In Locarno ist das Publikum der große Gewinner
Locarno (dpa) - Bangen am Lago Maggiore: Nachdem die 69. Ausgabe des Internationalen Filmfestivals Locarno (3.-13.8.) nur selten mit Unwettern konkurrieren musste, drohen ausgerechnet zum Finale Gewitter.
Viele Gebete gehen an die Madonna del Sasso, die Schutzheilige des idyllischen Ortes.
Tausende Filmfans aus aller Welt hoffen, dass die festliche Preisverleihung am Samstagabend auf der Piazza Grande, dem pittoresken Marktplatz, bei schönem Wetter stattfinden kann.
Deutsche Produzenten sehen dem Festivalabschluss unterm Sternenzelt besonders gespannt entgegen. Denn zwei der von Geldgebern aus Deutschland realisierten oder in internationalen Gemeinschaftsproduktionen mitfinanzierten Filme sind gut im Rennen. Im „Concorso Internazionale“, dem zentralen Wettbewerb mit 17 Beiträgen aus aller Welt, werden die rumänisch-deutsche Produktion „Vernarbte Herzen“ vom Rumänen Radu Jude, ein mit Poesie und politischer Brisanz beeindruckendes Künstlerporträt, und die deutsch-schweizerische Produktion „Marija“ des Schweizers Michael Koch hoch gehandelt.

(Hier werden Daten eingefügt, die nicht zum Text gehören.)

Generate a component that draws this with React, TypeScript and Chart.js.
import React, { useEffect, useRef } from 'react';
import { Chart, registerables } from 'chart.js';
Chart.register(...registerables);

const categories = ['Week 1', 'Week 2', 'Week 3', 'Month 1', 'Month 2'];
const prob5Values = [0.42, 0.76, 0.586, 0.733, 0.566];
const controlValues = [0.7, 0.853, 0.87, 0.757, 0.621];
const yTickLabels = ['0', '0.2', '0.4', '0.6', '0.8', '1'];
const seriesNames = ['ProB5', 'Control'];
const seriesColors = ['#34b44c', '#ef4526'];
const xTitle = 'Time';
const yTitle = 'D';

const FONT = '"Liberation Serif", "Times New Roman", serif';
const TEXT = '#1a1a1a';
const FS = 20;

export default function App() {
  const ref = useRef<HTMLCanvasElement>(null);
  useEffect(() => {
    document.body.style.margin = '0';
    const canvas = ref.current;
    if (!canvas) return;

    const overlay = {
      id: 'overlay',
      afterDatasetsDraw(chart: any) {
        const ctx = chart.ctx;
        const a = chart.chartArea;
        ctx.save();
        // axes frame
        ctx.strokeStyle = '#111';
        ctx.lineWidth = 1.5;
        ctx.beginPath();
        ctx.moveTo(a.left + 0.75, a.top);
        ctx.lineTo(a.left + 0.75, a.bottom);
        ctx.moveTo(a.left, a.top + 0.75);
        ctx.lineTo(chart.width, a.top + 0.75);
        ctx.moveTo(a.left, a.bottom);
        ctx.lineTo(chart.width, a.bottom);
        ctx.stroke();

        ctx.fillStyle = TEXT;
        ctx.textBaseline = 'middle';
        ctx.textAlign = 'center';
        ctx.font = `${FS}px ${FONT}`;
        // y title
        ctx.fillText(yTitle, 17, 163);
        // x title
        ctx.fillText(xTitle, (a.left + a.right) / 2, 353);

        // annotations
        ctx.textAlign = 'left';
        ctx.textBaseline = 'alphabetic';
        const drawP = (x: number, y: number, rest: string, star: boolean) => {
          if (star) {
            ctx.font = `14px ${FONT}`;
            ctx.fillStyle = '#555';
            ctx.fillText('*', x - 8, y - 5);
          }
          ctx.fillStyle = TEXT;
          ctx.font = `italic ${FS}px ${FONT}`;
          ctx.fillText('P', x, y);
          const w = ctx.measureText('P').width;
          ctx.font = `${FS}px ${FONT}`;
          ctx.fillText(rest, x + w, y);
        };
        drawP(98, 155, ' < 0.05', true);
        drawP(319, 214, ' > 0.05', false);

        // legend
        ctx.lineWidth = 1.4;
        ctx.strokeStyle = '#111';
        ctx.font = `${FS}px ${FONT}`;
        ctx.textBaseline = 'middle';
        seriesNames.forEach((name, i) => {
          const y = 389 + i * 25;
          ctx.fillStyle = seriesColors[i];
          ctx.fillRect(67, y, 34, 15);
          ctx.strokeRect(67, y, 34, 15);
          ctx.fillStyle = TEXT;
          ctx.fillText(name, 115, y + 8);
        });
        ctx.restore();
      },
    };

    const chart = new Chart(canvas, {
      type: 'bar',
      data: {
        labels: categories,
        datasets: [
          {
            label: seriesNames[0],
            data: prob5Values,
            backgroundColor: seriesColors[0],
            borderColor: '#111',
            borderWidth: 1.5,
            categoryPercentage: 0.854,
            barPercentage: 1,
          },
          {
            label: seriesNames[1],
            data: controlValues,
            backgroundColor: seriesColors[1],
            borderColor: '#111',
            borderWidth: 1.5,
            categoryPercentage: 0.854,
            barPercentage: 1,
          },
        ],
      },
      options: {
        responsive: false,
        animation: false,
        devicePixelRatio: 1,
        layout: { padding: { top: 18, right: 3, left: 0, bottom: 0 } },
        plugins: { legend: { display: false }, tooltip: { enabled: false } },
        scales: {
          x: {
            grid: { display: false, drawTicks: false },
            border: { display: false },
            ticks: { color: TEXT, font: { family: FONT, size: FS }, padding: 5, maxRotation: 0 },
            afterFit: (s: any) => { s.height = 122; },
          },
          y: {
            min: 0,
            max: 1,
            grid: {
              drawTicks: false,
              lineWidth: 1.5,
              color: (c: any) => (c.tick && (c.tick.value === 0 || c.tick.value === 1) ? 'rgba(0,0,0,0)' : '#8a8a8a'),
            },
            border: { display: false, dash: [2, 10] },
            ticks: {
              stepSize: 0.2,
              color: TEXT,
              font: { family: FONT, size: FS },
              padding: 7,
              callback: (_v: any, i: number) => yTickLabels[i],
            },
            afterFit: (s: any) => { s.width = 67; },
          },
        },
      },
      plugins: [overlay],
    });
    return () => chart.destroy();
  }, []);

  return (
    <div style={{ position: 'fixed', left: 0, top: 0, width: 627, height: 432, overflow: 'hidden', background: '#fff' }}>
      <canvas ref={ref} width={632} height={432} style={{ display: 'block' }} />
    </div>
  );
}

Das in Dortmund spielende Sozialdrama „Marija“ um eine junge Immigrantin aus der Ukraine steht auch auf einer anderen Liste ganz oben: auf der für die Auszeichnung der besten Schauspielerin. Die durch die Berliner Volksbühne bekannte Margarita Breitkreiz beeindruckt in der Titelrolle mit einer ausgefeilten Charakterstudie. Ihre stärkste Konkurrentin ist die Bulgarin Irena Ivanova als Altenpflegerin im düsteren Krimi „Godless“ („Gottlos“). Als besten Schauspieler sehen viele den Bulgaren Stefan Denolyubov, Hauptdarsteller des Gesellschaftspanoramas „Slava“ („Glory“).
„Der traumhafte Weg“, der mit großer Neugier erwartete neue Film der deutschen Regisseurin Angela Schanelec, einer der wichtigen Vertreterinnen der so genannten „Berliner Schule“, hat nach Meinung der meisten Festivalbesucher jedoch nur Außenseiterchancen. Die sperrige Erzählung zum Thema Einsamkeit und die spröde Gestaltung haben viele Zuschauer irritiert. Gut möglich aber, dass der Jury gerade die ungewöhnliche Stilistik des Films gefällt.

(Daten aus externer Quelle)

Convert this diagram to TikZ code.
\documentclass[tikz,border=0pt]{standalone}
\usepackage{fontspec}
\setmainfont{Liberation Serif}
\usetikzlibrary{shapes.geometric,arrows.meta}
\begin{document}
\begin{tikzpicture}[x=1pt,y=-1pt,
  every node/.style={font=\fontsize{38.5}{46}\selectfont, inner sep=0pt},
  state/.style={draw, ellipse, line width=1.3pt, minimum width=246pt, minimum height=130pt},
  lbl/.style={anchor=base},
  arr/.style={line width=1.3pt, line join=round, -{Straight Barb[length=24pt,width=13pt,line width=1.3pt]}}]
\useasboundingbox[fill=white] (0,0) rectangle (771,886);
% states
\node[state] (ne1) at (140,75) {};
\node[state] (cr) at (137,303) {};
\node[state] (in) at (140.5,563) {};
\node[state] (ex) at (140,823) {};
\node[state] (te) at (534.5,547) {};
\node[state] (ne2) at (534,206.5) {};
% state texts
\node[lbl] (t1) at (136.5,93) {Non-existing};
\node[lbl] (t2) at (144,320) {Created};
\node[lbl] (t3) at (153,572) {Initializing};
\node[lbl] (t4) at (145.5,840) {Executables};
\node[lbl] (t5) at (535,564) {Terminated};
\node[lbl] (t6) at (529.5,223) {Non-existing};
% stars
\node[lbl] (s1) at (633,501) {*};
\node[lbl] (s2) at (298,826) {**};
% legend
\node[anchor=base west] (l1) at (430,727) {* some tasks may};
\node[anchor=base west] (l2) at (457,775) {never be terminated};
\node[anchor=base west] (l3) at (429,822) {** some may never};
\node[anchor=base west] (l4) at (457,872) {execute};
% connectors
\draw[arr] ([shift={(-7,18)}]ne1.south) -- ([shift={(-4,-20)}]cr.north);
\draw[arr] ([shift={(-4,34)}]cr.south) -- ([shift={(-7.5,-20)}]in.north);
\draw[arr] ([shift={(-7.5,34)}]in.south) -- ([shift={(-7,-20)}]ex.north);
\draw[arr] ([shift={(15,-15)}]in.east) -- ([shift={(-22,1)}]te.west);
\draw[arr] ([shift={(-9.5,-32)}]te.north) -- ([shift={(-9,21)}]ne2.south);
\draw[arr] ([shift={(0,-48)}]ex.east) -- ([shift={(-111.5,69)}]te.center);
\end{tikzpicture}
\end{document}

Den Publikumspreis, ausgewählt aus den außerhalb der Leoparden-Konkurrenz open air auf der Piazza Grande gezeigten Filmen, gewinnt meist traditionell Erzähltes, dabei inhaltlich Gewichtiges. Im Vorjahr bekam „Der Staat gegen Fritz Bauer“ die Ehrung. Dieses Jahr könnte sie wieder nach Deutschland gehen. „Paula“ (Regie: Christian Schwochow) und Maria Schraders „Vor der Morgenröte“ dürfen hoffen. Doch es stehen außerdem herausragende Filme aus den USA, Frankreich und Mosambik zur Wahl.

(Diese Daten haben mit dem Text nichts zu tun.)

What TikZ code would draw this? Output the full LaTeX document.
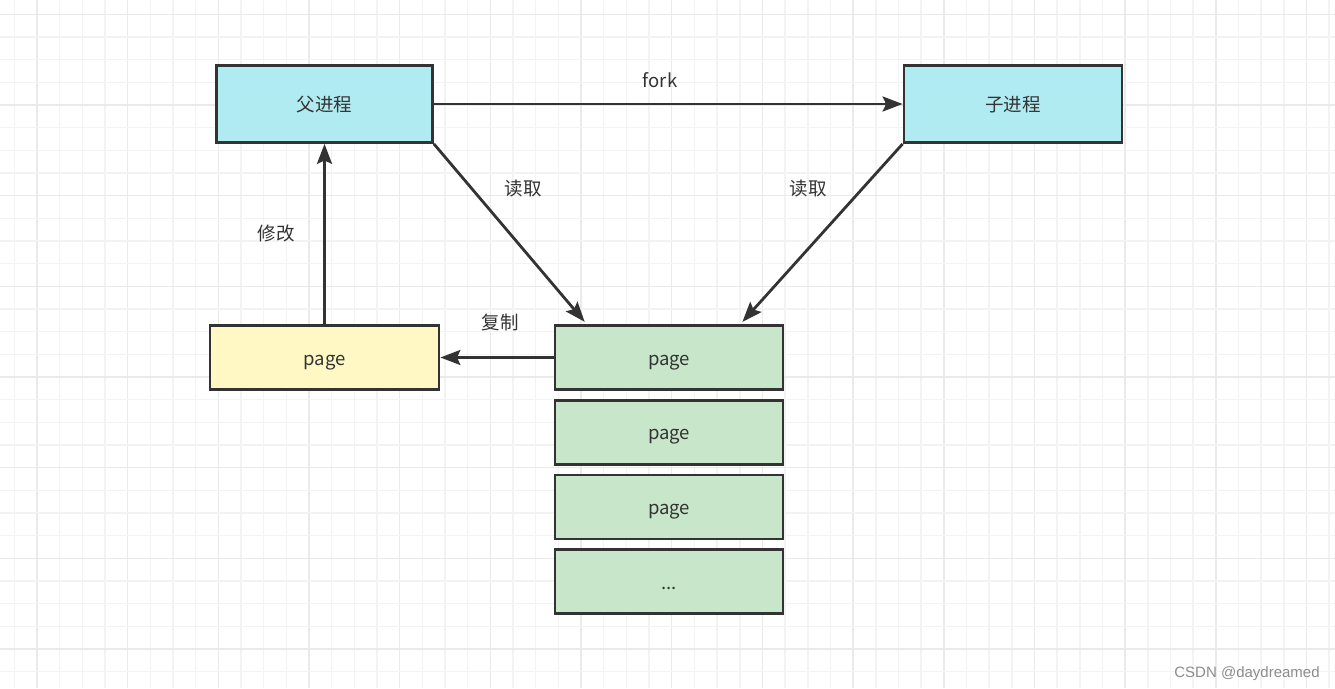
\documentclass[tikz,border=0pt]{standalone}
\usepackage{fontspec}
\setmainfont{Noto Sans CJK SC}
\newfontfamily\markfont{Liberation Sans}
\usepackage{xcolor}
\usepackage{tikz}
\usetikzlibrary{arrows.meta,positioning,chains}

\definecolor{procfill}{HTML}{B1EBF2}
\definecolor{copyfill}{HTML}{FFF8C4}
\definecolor{pagefill}{HTML}{C8E6C9}
\definecolor{edgegray}{HTML}{333333}
\definecolor{gridlight}{HTML}{F3F3F3}
\definecolor{griddark}{HTML}{EAEAEA}

\begin{document}
\begin{tikzpicture}[x=1pt,y=-1pt]
  \tikzstyle{every node}=[font=\fontsize{18.5}{22}\selectfont,text=edgegray,text height=16pt,text depth=1pt]

  \edef\pagewidth{228pt}
  \edef\pageheight{64pt}
  \tikzstyle{proc}=[draw=edgegray,line width=2.8pt,fill=procfill,minimum width=216pt,minimum height=77pt]
  \tikzstyle{pagebox}=[draw=edgegray,line width=2.8pt,fill=pagefill,minimum width=\pagewidth,minimum height=\pageheight]
  \tikzstyle{copybox}=[pagebox,fill=copyfill,minimum width=229pt]
  \tikzstyle{link}=[draw=edgegray,line width=2.8pt,-{Stealth[length=20pt,width=15pt,inset=3.5pt]}]

  \useasboundingbox (0,0) rectangle (1335,688);
  \fill[white] (0,0) rectangle (1335,688);

  % background grid
  \foreach \i in {0,...,58}{
    \pgfmathtruncatemacro\r{mod(\i,4)}
    \ifnum\r=1 \def\gc{griddark}\else\def\gc{gridlight}\fi
    \draw[\gc,line width=1.5pt] ({14.3+22.67*\i},0) -- ++(0,688);
  }
  \foreach \i in {0,...,29}{
    \pgfmathtruncatemacro\r{mod(\i,4)}
    \ifnum\r=0 \def\gc{griddark}\else\def\gc{gridlight}\fi
    \draw[\gc,line width=1.5pt] (0,{14.3+22.67*\i}) -- ++(1335,0);
  }

  \node [proc] (parent) at (324.5,104) {父进程};
  \node [proc,minimum width=218pt] (child) at (1013,104) {子进程};
  \node [copybox] (copy) at (324.5,357.5) {page};

  \begin{scope}[start chain=1 going below,node distance=7.9pt]
  \node [on chain=1,pagebox] (pg1) at (669,357.5) {page};
  \node [on chain=1,pagebox] (pg2) {page};
  \node [on chain=1,pagebox] (pg3) {page};
  \node [on chain=1,pagebox] (pg4) {...};
  \end{scope}

  \draw [link] (parent.east) -- (child.west);
  \draw [link,shorten >=3pt] (parent.south east) -- ([xshift=33pt]pg1.north west);
  \draw [link,shorten >=3pt] (child.south west) -- ([xshift=-44pt]pg1.north east);
  \draw [link] (copy.north) -- (parent.south);
  \draw [link] (pg1.west) -- (copy.east);

  \node (forklbl) at (660,80) {fork};
  \node (readl) at (523,188) {读取};
  \node (readr) at (808,188) {读取};
  \node (modlbl) at (276,233) {修改};
  \node (duplbl) at (500,322) {复制};

  \node [font=\markfont\fontsize{15}{18}\selectfont,text=black!45] (mark) at (1247,670) {CSDN @daydreamed};
\end{tikzpicture}
\end{document}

Auch für den Goldenen Leoparden, den Hauptpreis des neben Berlin, Cannes und Venedig wichtigsten europäischen Filmfestivals, gibt es viele Kandidaten. Jeweils zwei Filme aus Bulgarien („Glory“/ „Gottlos“) und aus Portugal („Korrespondenzen“/ „Der Ornithologe“), einer aus Österreich („Mister Universo“), aus Polen („Die letzte Familie“) und aus Ägypten („Bäche, Wiesen und schöne Gesichter“) haben ebenfalls Chancen. Die Spekulationen in Hotels, Pensionen und Zelten schießen ins Kraut. Ein Gewinner steht schon jetzt fest: das Publikum. Ihm wurde dieses Jahr in Locarno ein überaus inhaltsreiches Festival geboten.